Sunday, February 3, 2013

break the suction

About 2 months ago, i decided to take my employees to breakfast one morning.  We had won a contest and i knew most of them wouldn't show up so i told them to bring a guest if they would like.  One of my employees brought their mother, which i thought was really sweet and i sat at the table with them.  This employees mother catered to her daughter in a way that was so foreign to me, that i had to do a double take.  She actually put cream and sugar in her coffee for her and then made sure that is the way that the daughter liked it.  It was as if i had witnessed aliens landing on earth.  This was the most foreign concept to me.  I can barely remember my mother cutting my food for me or actually sharing a plate with my mother when i was really young.  I am not sure if i was jealous or just blown away that someone who is old enough to drink coffee, still has their mother make it for them....in public.  I now understand why this employee is so needy. 

I just cannot do needy people.  I think it because i know how easily i get pulled under water in their situation.  I would actually chew my arm off to get away from people who suck the life out of me.  It probably has something to do with the fact that i suck enough of my own life out of me that i really don't need any help. 
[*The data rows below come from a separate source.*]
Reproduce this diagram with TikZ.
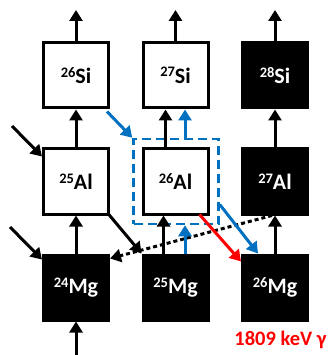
\documentclass[tikz,border=0pt]{standalone}
\usepackage{fontspec}
\setmainfont{Carlito}
\usepackage{tikz}
\usetikzlibrary{positioning,arrows.meta,calc}
\definecolor{pathblue}{RGB}{0,112,192}
\definecolor{gammared}{RGB}{255,0,0}
\newcommand{\iso}[2]{\raisebox{0.6ex}{\fontsize{14.5}{14}\selectfont #1}#2}

\begin{document}
\begin{tikzpicture}[x=1pt,y=-1pt,
  nuc/.style={rectangle, draw=black, line width=3pt, fill=white,
              minimum width=65pt, minimum height=65pt, inner sep=0pt,
              font=\fontsize{22}{24}\selectfont\bfseries},
  stab/.style={nuc, fill=black, text=white},
  ar/.style={-{Triangle[length=11pt,width=13pt]}, line width=3pt, black},
  bar/.style={ar, pathblue},
  rar/.style={ar, gammared},
  dotar/.style={ar, dash pattern=on 4pt off 3pt},
  cycle/.style={rectangle, draw=pathblue, line width=2.5pt,
                dash pattern=on 9pt off 5pt, minimum width=85pt, minimum height=85pt},
]
\useasboundingbox (0,0) rectangle (334,355);

% nuclides
\node[nuc]  (si26) at ( 76, 75.5) {\iso{26}{Si}};
\node[nuc]  (si27) at (175.5, 75.5) {\iso{27}{Si}};
\node[stab] (si28) at (275, 75.5) {\iso{28}{Si}};
\node[nuc]  (al25) at ( 76,181.5) {\iso{25}{Al}};
\node[nuc]  (al26) at (175.5,181.5) {\iso{26}{Al}};
\node[stab] (al27) at (275,181.5) {\iso{27}{Al}};
\node[stab] (mg24) at ( 76,287.5) {\iso{24}{Mg}};
\node[stab] (mg25) at (175.5,287.5) {\iso{25}{Mg}};
\node[stab] (mg26) at (275,287.5) {\iso{26}{Mg}};

\node[cycle] (loop) at (176,181.5) {};

% free ends
\coordinate (up1) at ( 76,10);
\coordinate (up2) at (175.5,10);
\coordinate (up3) at (275,10);
\coordinate (inal) at (12,126);
\coordinate (inmg) at (10,227);
\coordinate (low) at (76,355);

\draw[ar] (si26.north) -- (up1);
\draw[ar] (si27.north) -- (up2);
\draw[ar] (si28.north) -- (up3);

\draw[ar] (al25.north) -- (si26.south);
\draw[ar] ([xshift=-10pt]al26.north) -- ([xshift=-10pt]si27.south);
\draw[ar] (al27.north) -- (si28.south);

\draw[ar] (mg24.north) -- (al25.south);
\draw[ar] ([xshift=-12pt]mg25.north) -- ([xshift=-12pt]al26.south);
\draw[ar] (mg26.north) -- (al27.south);

\draw[ar] (inal) -- ([yshift=-9pt]al25.north west);
\draw[ar] (inmg) -- ([yshift=-6pt]mg24.north west);
\draw[ar] (low) -- (mg24.south);
\draw[ar] ([shift={(-2pt,2pt)}]al25.south east) -- (mg25.north west);

\draw[dotar] ([xshift=-3pt]al27.south) -- ([yshift=-5pt]mg24.north east);

% Al-26 cycle
\draw[bar] ([shift={(-3pt,-2pt)}]si26.south east) -- (loop.north west);
\draw[bar] ([xshift=9pt]loop.north) -- ([xshift=9.5pt]si27.south);
\draw[bar] ([xshift=9.5pt]mg25.north) -- ([xshift=9pt]loop.south);
\draw[bar] ([yshift=-23pt]loop.east) -- ([xshift=17pt]mg26.north west);
\draw[rar] ([shift={(-10pt,1pt)}]al26.south east) -- ([yshift=-8pt]mg26.north west);

\node[text=gammared, font=\fontsize{20.5}{24}\selectfont\bfseries] (gam) at (280.5,339.5)
    {1809 keV γ};
\end{tikzpicture}
\end{document}
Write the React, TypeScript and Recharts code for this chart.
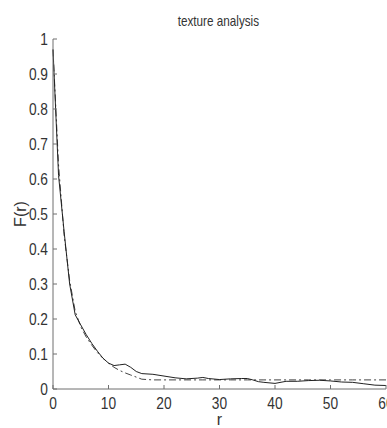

I am severely becoming an introvert.  I have been off work for two days and have managed to leave the house none.  I don't have any desire to go anywhere.  I don't even feel that this is the depression, i just want to get my tuition paid off, my credit card paid off, and going places usually involves spending money. 

Matt and I have tickets for the little theatre next weekend and his parents are unable to go, they told us that we needed to invite some friends so that we don't waste the tickets.  Matt and i responded that we don't have any friends.  Their response was that we needed to join a Sunday school class and get friends, my response was that they all have kids and we don't have anything in common. 

Matt and i barely go to church anymore.  I just usually dont have the energy and everyone is sick, why do sick people feel the need to go places where healthy people are....stay home.